Yahoo has signed up three new universities to participate in Internet-scale computing research, the Internet pioneer said Thursday.

The University of California-Berkeley, Cornell University, and the University of Massachusetts-Amherst have joined an effort that already included Carnegie Mellon University, Yahoo said Thursday. The universities get access to a cluster of Yahoo computers called M45 that runs open-source software called Hadoop that can be used to process data rapidly.

Yahoo is a major contributor to Hadoop, a project within the Apache Software Foundation's collection, but Google created the underlying technology through its MapReduce algorithm. MapReduce and Hadoop can be used for tasks such as finding, relatively rapidly, all the Web sites that link to a particular Web site, a task that's essential to the companies' search engines.

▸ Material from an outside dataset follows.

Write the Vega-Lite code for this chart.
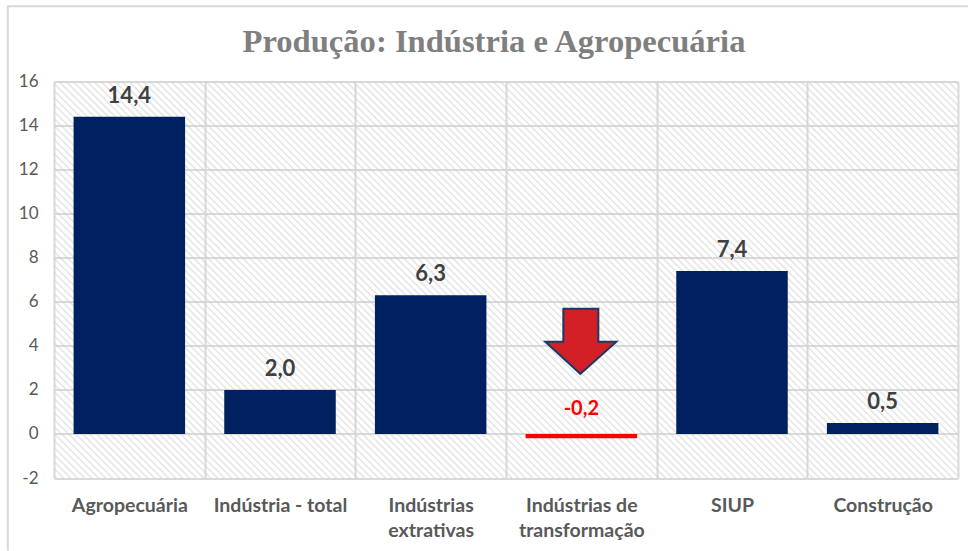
{"$schema":"https://vega.github.io/schema/vega-lite/v6.json","width":904,"height":396.5,"autosize":{"type":"none"},"padding":{"left":54,"top":81.5,"right":10,"bottom":73},"background":"#ffffff","title":{"text":"Produção: Indústria e Agropecuária","font":"Liberation Serif","fontSize":32.6,"fontWeight":"bold","color":"#7f7f7f","anchor":"middle","frame":"group","dx":-12,"offset":-56},"config":{"view":{"stroke":null}},"data":{"values":[{"categoria":"Agropecuária","valor":14.4,"rotulo":"14,4"},{"categoria":"Indústria - total","valor":2.0,"rotulo":"2,0"},{"categoria":"Indústrias extrativas","valor":6.3,"rotulo":"6,3"},{"categoria":"Indústrias de transformação","valor":-0.2,"rotulo":"-0,2"},{"categoria":"SIUP","valor":7.4,"rotulo":"7,4"},{"categoria":"Construção","valor":0.5,"rotulo":"0,5"}]},"encoding":{"x":{"field":"categoria","type":"nominal","sort":null,"title":null,"scale":{"domain":["Agropecuária","Indústria - total","Indústrias extrativas","Indústrias de transformação","SIUP","Construção"],"paddingInner":0,"paddingOuter":0},"axis":{"domain":false,"ticks":false,"grid":true,"tickBand":"extent","gridColor":"#d9d9d9","gridWidth":2,"labelAngle":0,"labelFont":"Lato","labelFontSize":19.5,"labelFontWeight":"bold","labelColor":"#595959","labelPadding":18,"labelLineHeight":25,"labelLimit":0,"labelExpr":"datum.value == 'Indústrias extrativas' ? ['Indústrias','extrativas'] : datum.value == 'Indústrias de transformação' ? ['Indústrias de','transformação'] : datum.value"}},"y":{"type":"quantitative","title":null,"scale":{"domain":[-2,16],"nice":false,"zero":false},"axis":{"values":[-2,0,2,4,6,8,10,12,14,16],"domain":false,"ticks":false,"grid":true,"gridColor":"#d9d9d9","gridWidth":2,"labelFont":"Lato","labelFontSize":17,"labelColor":"#595959","labelPadding":16,"labelExpr":"replace(datum.label,'−','-')"}}},"layer":[{"transform":[{"filter":"datum.categoria == 'Indústrias de transformação'"}],"mark":{"type":"point","size":4,"filled":false,"opacity":1,"clip":true,"stroke":"#d0d0d0","strokeOpacity":0.5,"strokeWidth":1.7,"shape":"M-930-200l400 400m-393-400l400 400m-393-400l400 400m-393-400l400 400m-393-400l400 400m-393-400l400 400m-393-400l400 400m-393-400l400 400m-393-400l400 400m-393-400l400 400m-393-400l400 400m-393-400l400 400m-393-400l400 400m-393-400l400 400m-393-400l400 400m-393-400l400 400m-393-400l400 400m-393-400l400 400m-393-400l400 400m-393-400l400 400m-393-400l400 400m-393-400l400 400m-393-400l400 400m-393-400l400 400m-393-400l400 400m-393-400l400 400m-393-400l400 400m-393-400l400 400m-393-400l400 400m-393-400l400 400m-393-400l400 400m-393-400l400 400m-393-400l400 400m-393-400l400 400m-393-400l400 400m-393-400l400 400m-393-400l400 400m-393-400l400 400m-393-400l400 400m-393-400l400 400m-393-400l400 400m-393-400l400 400m-393-400l400 400m-393-400l400 400m-393-400l400 400m-393-400l400 400m-393-400l400 400m-393-400l400 400m-393-400l400 400m-393-400l400 400m-393-400l400 400m-393-400l400 400m-393-400l400 400m-393-400l400 400m-393-400l400 400m-393-400l400 400m-393-400l400 400m-393-400l400 400m-393-400l400 400m-393-400l400 400m-393-400l400 400m-393-400l400 400m-393-400l400 400m-393-400l400 400m-393-400l400 400m-393-400l400 400m-393-400l400 400m-393-400l400 400m-393-400l400 400m-393-400l400 400m-393-400l400 400m-393-400l400 400m-393-400l400 400m-393-400l400 400m-393-400l400 400m-393-400l400 400m-393-400l400 400m-393-400l400 400m-393-400l400 400m-393-400l400 400m-393-400l400 400m-393-400l400 400m-393-400l400 400m-393-400l400 400m-393-400l400 400m-393-400l400 400m-393-400l400 400m-393-400l400 400m-393-400l400 400m-393-400l400 400m-393-400l400 400m-393-400l400 400m-393-400l400 400m-393-400l400 400m-393-400l400 400m-393-400l400 400m-393-400l400 400m-393-400l400 400m-393-400l400 400m-393-400l400 400m-393-400l400 400m-393-400l400 400m-393-400l400 400m-393-400l400 400m-393-400l400 400m-393-400l400 400m-393-400l400 400m-393-400l400 400m-393-400l400 400m-393-400l400 400m-393-400l400 400m-393-400l400 400m-393-400l400 400m-393-400l400 400m-393-400l400 400m-393-400l400 400m-393-400l400 400m-393-400l400 400m-393-400l400 400m-393-400l400 400m-393-400l400 400m-393-400l400 400m-393-400l400 400m-393-400l400 400m-393-400l400 400m-393-400l400 400m-393-400l400 400m-393-400l400 400m-393-400l400 400m-393-400l400 400m-393-400l400 400m-393-400l400 400m-393-400l400 400m-393-400l400 400m-393-400l400 400m-393-400l400 400m-393-400l400 400m-393-400l400 400m-393-400l400 400m-393-400l400 400m-393-400l400 400m-393-400l400 400m-393-400l400 400m-393-400l400 400m-393-400l400 400m-393-400l400 400m-393-400l400 400m-393-400l400 400m-393-400l400 400m-393-400l400 400m-393-400l400 400m-393-400l400 400m-393-400l400 400m-393-400l400 400m-393-400l400 400m-393-400l400 400m-393-400l400 400m-393-400l400 400m-393-400l400 400m-393-400l400 400m-393-400l400 400m-393-400l400 400m-393-400l400 400m-393-400l400 400m-393-400l400 400m-393-400l400 400m-393-400l400 400m-393-400l400 400m-393-400l400 400m-393-400l400 400m-393-400l400 400m-393-400l400 400m-393-400l400 400m-393-400l400 400m-393-400l400 400m-393-400l400 400m-393-400l400 400m-393-400l400 400m-393-400l400 400m-393-400l400 400m-393-400l400 400m-393-400l400 400m-393-400l400 400m-393-400l400 400m-393-400l400 400m-393-400l400 400m-393-400l400 400m-393-400l400 400m-393-400l400 400"},"encoding":{"y":{"datum":7,"type":"quantitative"}}},{"transform":[{"filter":"datum.categoria == 'Indústrias de transformação'"}],"mark":{"type":"point","size":4,"filled":false,"opacity":1,"clip":false,"stroke":"#d9d9d9","strokeWidth":2,"shape":"M386.5 -273.5H-573.5V271"},"encoding":{"y":{"datum":7,"type":"quantitative"}}},{"mark":{"type":"bar","width":{"band":0.74}},"encoding":{"y":{"field":"valor"},"color":{"condition":{"test":"datum.valor < 0","value":"#ff0000"},"value":"#002060"}}},{"transform":[{"filter":"datum.valor >= 0"}],"mark":{"type":"text","font":"Lato","fontSize":22,"fontWeight":"bold","color":"#404040","baseline":"alphabetic","dy":-14},"encoding":{"y":{"field":"valor"},"text":{"field":"rotulo"}}},{"transform":[{"filter":"datum.valor < 0"}],"mark":{"type":"text","font":"Lato","fontSize":20,"fontWeight":"bold","color":"#ff0000","baseline":"alphabetic","dy":-19},"encoding":{"y":{"datum":0,"type":"quantitative"},"text":{"field":"rotulo"}}},{"transform":[{"filter":"datum.valor < 0"}],"mark":{"type":"point","size":4,"filled":true,"opacity":1,"fill":"#d32027","stroke":"#1f3864","strokeWidth":2,"shape":"M-18 -37H17V-4H35L-1 28L-36 -4H-18Z"},"encoding":{"y":{"datum":4,"type":"quantitative"}}}]}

Berkeley plans to investigate "societal-scale information" including voting records, polling data, and online news. Amherst plans projects involving the million scanned books in the Internet Archive. Cornell has its eye on biodiversity, socio-economic research, and renewable energy.

The universities also will get access to a research computing research project called Open Cirrus spanning several data centers internationally, Yahoo said. The M45 cluster is part of Open Cirrus, which is run by Yahoo, Hewlett-Packard, Intel, the University of Illinois at Urbana-Champaign, the Infocomm Development Authority in Singapore, the Karlsruhe Institute of Technology in Germany, and the National Science Foundation.